— START —

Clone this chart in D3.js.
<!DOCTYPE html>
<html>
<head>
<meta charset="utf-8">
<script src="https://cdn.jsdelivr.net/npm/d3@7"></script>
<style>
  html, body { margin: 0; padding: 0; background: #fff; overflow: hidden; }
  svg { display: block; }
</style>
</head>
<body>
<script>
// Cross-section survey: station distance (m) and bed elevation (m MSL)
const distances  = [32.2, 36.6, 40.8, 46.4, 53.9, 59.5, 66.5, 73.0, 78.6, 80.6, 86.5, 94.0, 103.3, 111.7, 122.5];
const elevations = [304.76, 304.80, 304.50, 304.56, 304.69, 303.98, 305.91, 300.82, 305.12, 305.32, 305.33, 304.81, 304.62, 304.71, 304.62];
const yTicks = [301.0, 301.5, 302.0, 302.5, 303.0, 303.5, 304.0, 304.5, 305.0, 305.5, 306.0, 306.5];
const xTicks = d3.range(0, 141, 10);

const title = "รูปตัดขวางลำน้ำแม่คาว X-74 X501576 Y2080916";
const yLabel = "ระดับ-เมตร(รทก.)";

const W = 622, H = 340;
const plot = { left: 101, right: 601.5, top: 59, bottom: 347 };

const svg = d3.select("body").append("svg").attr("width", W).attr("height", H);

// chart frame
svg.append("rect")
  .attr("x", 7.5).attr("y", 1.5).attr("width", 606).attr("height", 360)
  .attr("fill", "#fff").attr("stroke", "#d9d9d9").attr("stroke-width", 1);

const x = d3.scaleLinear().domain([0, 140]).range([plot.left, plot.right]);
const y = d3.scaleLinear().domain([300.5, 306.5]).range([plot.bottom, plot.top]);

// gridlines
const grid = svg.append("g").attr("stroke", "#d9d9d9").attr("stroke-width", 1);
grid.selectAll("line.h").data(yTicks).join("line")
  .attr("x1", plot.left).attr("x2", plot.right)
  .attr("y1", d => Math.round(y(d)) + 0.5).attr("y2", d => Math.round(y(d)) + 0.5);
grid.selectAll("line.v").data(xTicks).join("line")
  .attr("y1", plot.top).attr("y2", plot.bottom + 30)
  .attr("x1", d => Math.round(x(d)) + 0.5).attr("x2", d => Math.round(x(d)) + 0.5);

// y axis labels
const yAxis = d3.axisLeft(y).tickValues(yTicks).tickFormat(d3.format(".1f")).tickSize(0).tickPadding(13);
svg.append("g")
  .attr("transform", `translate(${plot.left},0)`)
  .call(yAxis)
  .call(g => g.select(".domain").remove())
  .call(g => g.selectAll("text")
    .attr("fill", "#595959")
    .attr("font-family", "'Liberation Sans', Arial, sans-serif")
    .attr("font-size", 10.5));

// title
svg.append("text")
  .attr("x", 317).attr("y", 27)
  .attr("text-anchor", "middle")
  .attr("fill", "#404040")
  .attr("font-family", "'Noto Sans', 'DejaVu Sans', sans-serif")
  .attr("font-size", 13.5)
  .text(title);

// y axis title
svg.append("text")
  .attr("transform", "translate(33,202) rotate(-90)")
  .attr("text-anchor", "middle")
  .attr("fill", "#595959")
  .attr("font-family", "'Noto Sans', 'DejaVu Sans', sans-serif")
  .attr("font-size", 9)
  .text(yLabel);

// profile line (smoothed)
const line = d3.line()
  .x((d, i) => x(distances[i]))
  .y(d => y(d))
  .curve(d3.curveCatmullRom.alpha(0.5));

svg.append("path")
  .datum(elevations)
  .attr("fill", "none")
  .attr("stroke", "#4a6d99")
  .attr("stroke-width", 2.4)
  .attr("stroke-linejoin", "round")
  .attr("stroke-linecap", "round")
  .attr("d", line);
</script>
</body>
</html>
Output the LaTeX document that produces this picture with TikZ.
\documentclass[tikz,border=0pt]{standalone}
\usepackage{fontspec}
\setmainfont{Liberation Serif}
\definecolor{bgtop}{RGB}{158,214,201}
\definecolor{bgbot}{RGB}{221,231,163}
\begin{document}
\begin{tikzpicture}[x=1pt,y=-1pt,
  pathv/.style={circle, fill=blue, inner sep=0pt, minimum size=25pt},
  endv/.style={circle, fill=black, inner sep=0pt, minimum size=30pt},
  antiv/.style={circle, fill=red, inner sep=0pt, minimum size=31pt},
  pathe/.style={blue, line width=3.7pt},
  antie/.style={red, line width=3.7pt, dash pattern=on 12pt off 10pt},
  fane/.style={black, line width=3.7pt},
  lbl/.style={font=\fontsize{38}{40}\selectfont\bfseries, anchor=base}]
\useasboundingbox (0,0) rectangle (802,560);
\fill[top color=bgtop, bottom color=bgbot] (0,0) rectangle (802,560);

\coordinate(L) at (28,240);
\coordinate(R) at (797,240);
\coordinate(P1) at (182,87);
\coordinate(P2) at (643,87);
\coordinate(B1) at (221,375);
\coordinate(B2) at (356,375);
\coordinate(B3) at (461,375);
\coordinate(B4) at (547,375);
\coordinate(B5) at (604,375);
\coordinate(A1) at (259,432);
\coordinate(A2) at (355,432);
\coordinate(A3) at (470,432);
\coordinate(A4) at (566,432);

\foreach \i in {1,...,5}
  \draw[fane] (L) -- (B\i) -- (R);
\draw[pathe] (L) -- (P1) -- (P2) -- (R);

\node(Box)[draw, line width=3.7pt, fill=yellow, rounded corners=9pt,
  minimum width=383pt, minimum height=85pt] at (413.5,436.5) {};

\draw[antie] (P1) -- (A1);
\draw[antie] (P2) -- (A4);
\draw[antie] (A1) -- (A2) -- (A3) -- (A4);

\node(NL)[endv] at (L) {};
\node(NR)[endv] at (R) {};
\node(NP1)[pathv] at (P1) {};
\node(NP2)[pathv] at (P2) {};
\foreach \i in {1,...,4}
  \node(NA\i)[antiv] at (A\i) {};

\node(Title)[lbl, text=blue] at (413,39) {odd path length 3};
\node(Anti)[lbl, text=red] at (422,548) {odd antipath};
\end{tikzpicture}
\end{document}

— END —

THE EXERCISE:
Return exactly what appears above, from the first line of the entries to the line with "Math.round(x(d)) + 0.5);", inclusive.

CORRECT RESULT:
Clone this chart in D3.js.
<!DOCTYPE html>
<html>
<head>
<meta charset="utf-8">
<script src="https://cdn.jsdelivr.net/npm/d3@7"></script>
<style>
  html, body { margin: 0; padding: 0; background: #fff; overflow: hidden; }
  svg { display: block; }
</style>
</head>
<body>
<script>
// Cross-section survey: station distance (m) and bed elevation (m MSL)
const distances  = [32.2, 36.6, 40.8, 46.4, 53.9, 59.5, 66.5, 73.0, 78.6, 80.6, 86.5, 94.0, 103.3, 111.7, 122.5];
const elevations = [304.76, 304.80, 304.50, 304.56, 304.69, 303.98, 305.91, 300.82, 305.12, 305.32, 305.33, 304.81, 304.62, 304.71, 304.62];
const yTicks = [301.0, 301.5, 302.0, 302.5, 303.0, 303.5, 304.0, 304.5, 305.0, 305.5, 306.0, 306.5];
const xTicks = d3.range(0, 141, 10);

const title = "รูปตัดขวางลำน้ำแม่คาว X-74 X501576 Y2080916";
const yLabel = "ระดับ-เมตร(รทก.)";

const W = 622, H = 340;
const plot = { left: 101, right: 601.5, top: 59, bottom: 347 };

const svg = d3.select("body").append("svg").attr("width", W).attr("height", H);

// chart frame
svg.append("rect")
  .attr("x", 7.5).attr("y", 1.5).attr("width", 606).attr("height", 360)
  .attr("fill", "#fff").attr("stroke", "#d9d9d9").attr("stroke-width", 1);

const x = d3.scaleLinear().domain([0, 140]).range([plot.left, plot.right]);
const y = d3.scaleLinear().domain([300.5, 306.5]).range([plot.bottom, plot.top]);

// gridlines
const grid = svg.append("g").attr("stroke", "#d9d9d9").attr("stroke-width", 1);
grid.selectAll("line.h").data(yTicks).join("line")
  .attr("x1", plot.left).attr("x2", plot.right)
  .attr("y1", d => Math.round(y(d)) + 0.5).attr("y2", d => Math.round(y(d)) + 0.5);
grid.selectAll("line.v").data(xTicks).join("line")
  .attr("y1", plot.top).attr("y2", plot.bottom + 30)
  .attr("x1", d => Math.round(x(d)) + 0.5).attr("x2", d => Math.round(x(d)) + 0.5);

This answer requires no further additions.